Catalan independence, a matter of urgency during the election campaign last November, has been pushed on to the back burner by the region’s president.
Artur Mas, who fought a single-issue campaign around self-determination last autumn, has backed away from holding a referendum in September 2014, and has announced earlier this week that it will be held simply “within this legislature”.
The term, in the increasingly unlikely event that Mr Mas were to survive it, expires in 2016.
At a press conference in which he finally announced his political programme six months after taking office, the Catalan president said that he would not seek fast-track independence, nor make a unilateral declaration of independence, and emphasised that it was vital to enter into dialogue with the Spanish president, Mariano Rajoy.
“I don’t want to put forward the argument that ‘we don’t want this’ because it’s not a good framework, but then nor is ‘we won’t negotiate’,” Mr Mas said.
However, Mr Rajoy and his centralist Partido Popular is adamantly opposed discussing changes to the constitutional framework of the Spanish state.
On Thursday, the Spanish foreign minister, José Manuel García-Margallo, said in an interview that the Spanish constitution “guarantees that Spain is indivisible”.
There are other reason for Mr Mas getting cold feet over independence. A poll published last week showed that were elections held tomorrow, his Convergència i Unió coalition (CiU) would come second for the first time in its history.
Furthermore, it would not lose to the Socialists, until very recently the other main political force, but to Esquerra Republicana (ERC), the hardline separatists.

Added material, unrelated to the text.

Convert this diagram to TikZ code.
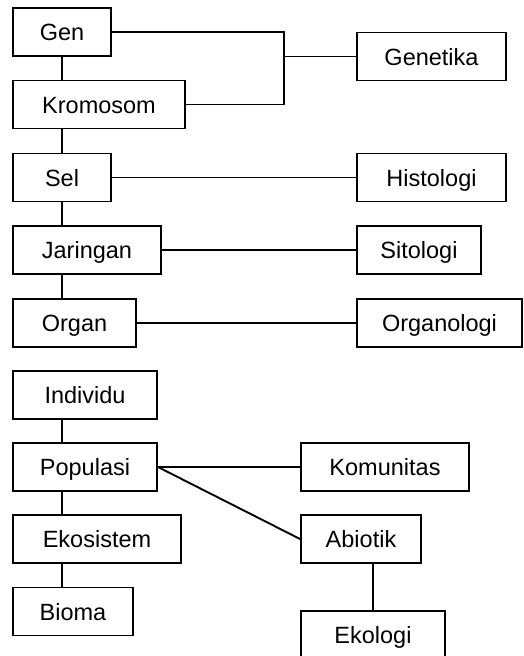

Mr Mas, also chairman of the liberal nationalist CDC, appears to have concluded that he faces a double mutiny among CiU voters.
On the one hand, wealthy and conservative voters who oppose independence are jumping ship in favour of pro-status quo parties while, on the other, those in favour are opting to vote for the red-blooded separatism of ERC rather than CiU’s tepid nationalism.
Mr Mas called an early election last November in the hope of gaining the six extra seats he needed to win an absolute majority. In the end, he came away with ten fewer than he started with. Now, he and his party face outright defeat.
Mr Mas is in power through the grace of ERC, which voted for him in the investiture while refusing to join a formal coalition for fear of dirtying its hands with unpopular public spending cuts. (Mr Mas has announced his programme but he still cannot agree a budget.)
From the start, ERC, suddenly in rude political health after years in the wilderness, tied its support for Mr Mas to a single demand: a referendum in 2014 and to hell with Madrid.
Mr Mas is now backing away from that commitment precisely at the moment when his junior “coalition” partner is beating him in the polls.
He is now asking both ERC and the Socialists to formally join him in coalition for the good of the nation.
Socialist spokesman Maurici Lucena said his party would only enter into coalition “if the priority was to deal with the crisis” and not self-determination.
Oriol Junqueras, the ERC leader, takes the opposite line. He says that Mr Mas is wrong to rule out a unilateral declaration of independence.
“I don’t rule out any democratic route,” he said, adding that he would consider joining Mr Mas in a coalition once “there is an agreed date for the consultation on independence” and a clear question that would produce “an explicit response”.
Meanwhile, Luís Salvadó, secretary-general of ERC, said that if Mr Mas tries to postpone the referendum beyond 2014 his party will no longer support the government.